• GIVEN EXERCISE
Everything in the listing except the pictures should be written out exactly.

START

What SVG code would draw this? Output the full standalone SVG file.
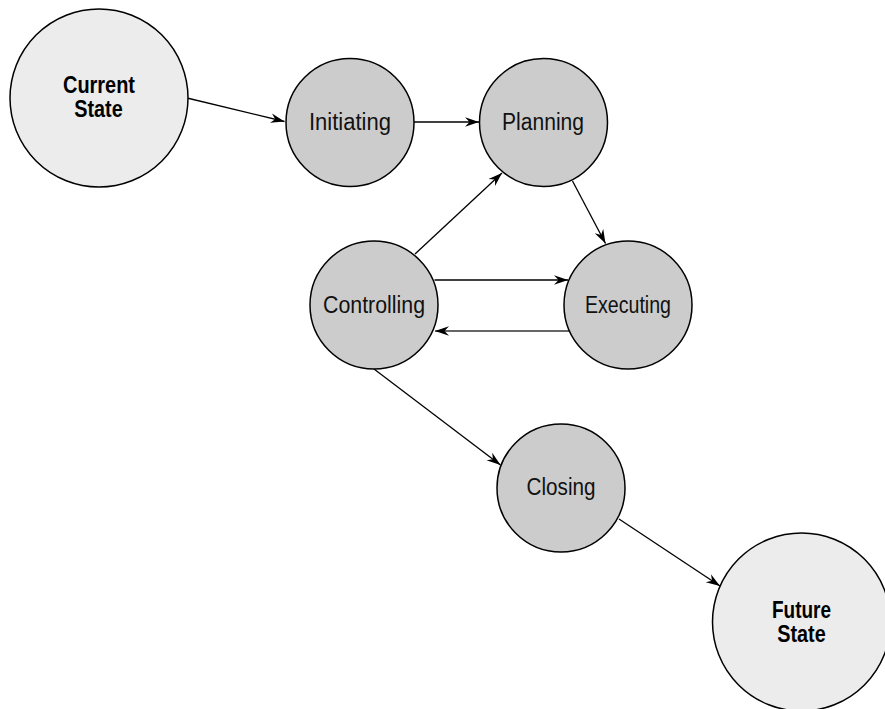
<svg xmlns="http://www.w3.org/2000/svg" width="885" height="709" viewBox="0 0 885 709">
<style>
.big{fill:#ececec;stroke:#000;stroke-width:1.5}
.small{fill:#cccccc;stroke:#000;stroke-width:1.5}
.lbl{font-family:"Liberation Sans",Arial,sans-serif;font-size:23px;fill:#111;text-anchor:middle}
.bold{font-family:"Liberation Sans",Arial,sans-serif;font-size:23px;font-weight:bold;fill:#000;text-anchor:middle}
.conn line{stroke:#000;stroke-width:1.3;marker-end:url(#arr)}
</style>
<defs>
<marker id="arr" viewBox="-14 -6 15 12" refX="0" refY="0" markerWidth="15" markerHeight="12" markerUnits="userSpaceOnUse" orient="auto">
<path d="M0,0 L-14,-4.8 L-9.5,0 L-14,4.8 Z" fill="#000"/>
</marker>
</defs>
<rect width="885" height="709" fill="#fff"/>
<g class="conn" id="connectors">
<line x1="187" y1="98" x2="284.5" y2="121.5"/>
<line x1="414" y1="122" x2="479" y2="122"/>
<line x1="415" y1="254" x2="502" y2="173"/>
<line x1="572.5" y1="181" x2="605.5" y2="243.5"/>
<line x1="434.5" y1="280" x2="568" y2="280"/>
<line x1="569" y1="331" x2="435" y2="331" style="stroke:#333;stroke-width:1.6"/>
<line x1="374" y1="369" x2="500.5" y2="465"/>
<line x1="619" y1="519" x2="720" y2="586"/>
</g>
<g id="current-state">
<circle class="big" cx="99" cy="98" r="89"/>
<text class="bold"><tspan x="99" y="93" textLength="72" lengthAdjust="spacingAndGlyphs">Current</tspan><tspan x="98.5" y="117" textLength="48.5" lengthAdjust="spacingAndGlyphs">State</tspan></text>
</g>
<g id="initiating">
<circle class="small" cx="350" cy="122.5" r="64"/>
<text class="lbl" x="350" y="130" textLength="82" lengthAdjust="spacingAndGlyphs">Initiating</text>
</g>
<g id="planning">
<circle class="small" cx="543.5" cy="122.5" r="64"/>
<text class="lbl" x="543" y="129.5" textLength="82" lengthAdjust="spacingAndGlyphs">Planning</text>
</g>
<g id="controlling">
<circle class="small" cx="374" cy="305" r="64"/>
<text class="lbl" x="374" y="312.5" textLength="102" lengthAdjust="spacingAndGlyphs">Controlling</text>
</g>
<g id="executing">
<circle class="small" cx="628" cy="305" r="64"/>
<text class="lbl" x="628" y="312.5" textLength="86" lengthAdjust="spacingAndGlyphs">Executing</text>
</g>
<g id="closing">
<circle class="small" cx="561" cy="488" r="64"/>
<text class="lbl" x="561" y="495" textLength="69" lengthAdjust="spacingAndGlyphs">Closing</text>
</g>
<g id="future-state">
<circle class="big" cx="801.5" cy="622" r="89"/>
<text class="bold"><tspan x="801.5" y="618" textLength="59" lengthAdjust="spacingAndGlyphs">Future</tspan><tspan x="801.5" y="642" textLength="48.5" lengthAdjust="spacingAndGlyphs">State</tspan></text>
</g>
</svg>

END

• RESULT OF THE EXERCISE
What SVG code would draw this? Output the full standalone SVG file.
<svg xmlns="http://www.w3.org/2000/svg" width="885" height="709" viewBox="0 0 885 709">
<style>
.big{fill:#ececec;stroke:#000;stroke-width:1.5}
.small{fill:#cccccc;stroke:#000;stroke-width:1.5}
.lbl{font-family:"Liberation Sans",Arial,sans-serif;font-size:23px;fill:#111;text-anchor:middle}
.bold{font-family:"Liberation Sans",Arial,sans-serif;font-size:23px;font-weight:bold;fill:#000;text-anchor:middle}
.conn line{stroke:#000;stroke-width:1.3;marker-end:url(#arr)}
</style>
<defs>
<marker id="arr" viewBox="-14 -6 15 12" refX="0" refY="0" markerWidth="15" markerHeight="12" markerUnits="userSpaceOnUse" orient="auto">
<path d="M0,0 L-14,-4.8 L-9.5,0 L-14,4.8 Z" fill="#000"/>
</marker>
</defs>
<rect width="885" height="709" fill="#fff"/>
<g class="conn" id="connectors">
<line x1="187" y1="98" x2="284.5" y2="121.5"/>
<line x1="414" y1="122" x2="479" y2="122"/>
<line x1="415" y1="254" x2="502" y2="173"/>
<line x1="572.5" y1="181" x2="605.5" y2="243.5"/>
<line x1="434.5" y1="280" x2="568" y2="280"/>
<line x1="569" y1="331" x2="435" y2="331" style="stroke:#333;stroke-width:1.6"/>
<line x1="374" y1="369" x2="500.5" y2="465"/>
<line x1="619" y1="519" x2="720" y2="586"/>
</g>
<g id="current-state">
<circle class="big" cx="99" cy="98" r="89"/>
<text class="bold"><tspan x="99" y="93" textLength="72" lengthAdjust="spacingAndGlyphs">Current</tspan><tspan x="98.5" y="117" textLength="48.5" lengthAdjust="spacingAndGlyphs">State</tspan></text>
</g>
<g id="initiating">
<circle class="small" cx="350" cy="122.5" r="64"/>
<text class="lbl" x="350" y="130" textLength="82" lengthAdjust="spacingAndGlyphs">Initiating</text>
</g>
<g id="planning">
<circle class="small" cx="543.5" cy="122.5" r="64"/>
<text class="lbl" x="543" y="129.5" textLength="82" lengthAdjust="spacingAndGlyphs">Planning</text>
</g>
<g id="controlling">
<circle class="small" cx="374" cy="305" r="64"/>
<text class="lbl" x="374" y="312.5" textLength="102" lengthAdjust="spacingAndGlyphs">Controlling</text>
</g>
<g id="executing">
<circle class="small" cx="628" cy="305" r="64"/>
<text class="lbl" x="628" y="312.5" textLength="86" lengthAdjust="spacingAndGlyphs">Executing</text>
</g>
<g id="closing">
<circle class="small" cx="561" cy="488" r="64"/>
<text class="lbl" x="561" y="495" textLength="69" lengthAdjust="spacingAndGlyphs">Closing</text>
</g>
<g id="future-state">
<circle class="big" cx="801.5" cy="622" r="89"/>
<text class="bold"><tspan x="801.5" y="618" textLength="59" lengthAdjust="spacingAndGlyphs">Future</tspan><tspan x="801.5" y="642" textLength="48.5" lengthAdjust="spacingAndGlyphs">State</tspan></text>
</g>
</svg>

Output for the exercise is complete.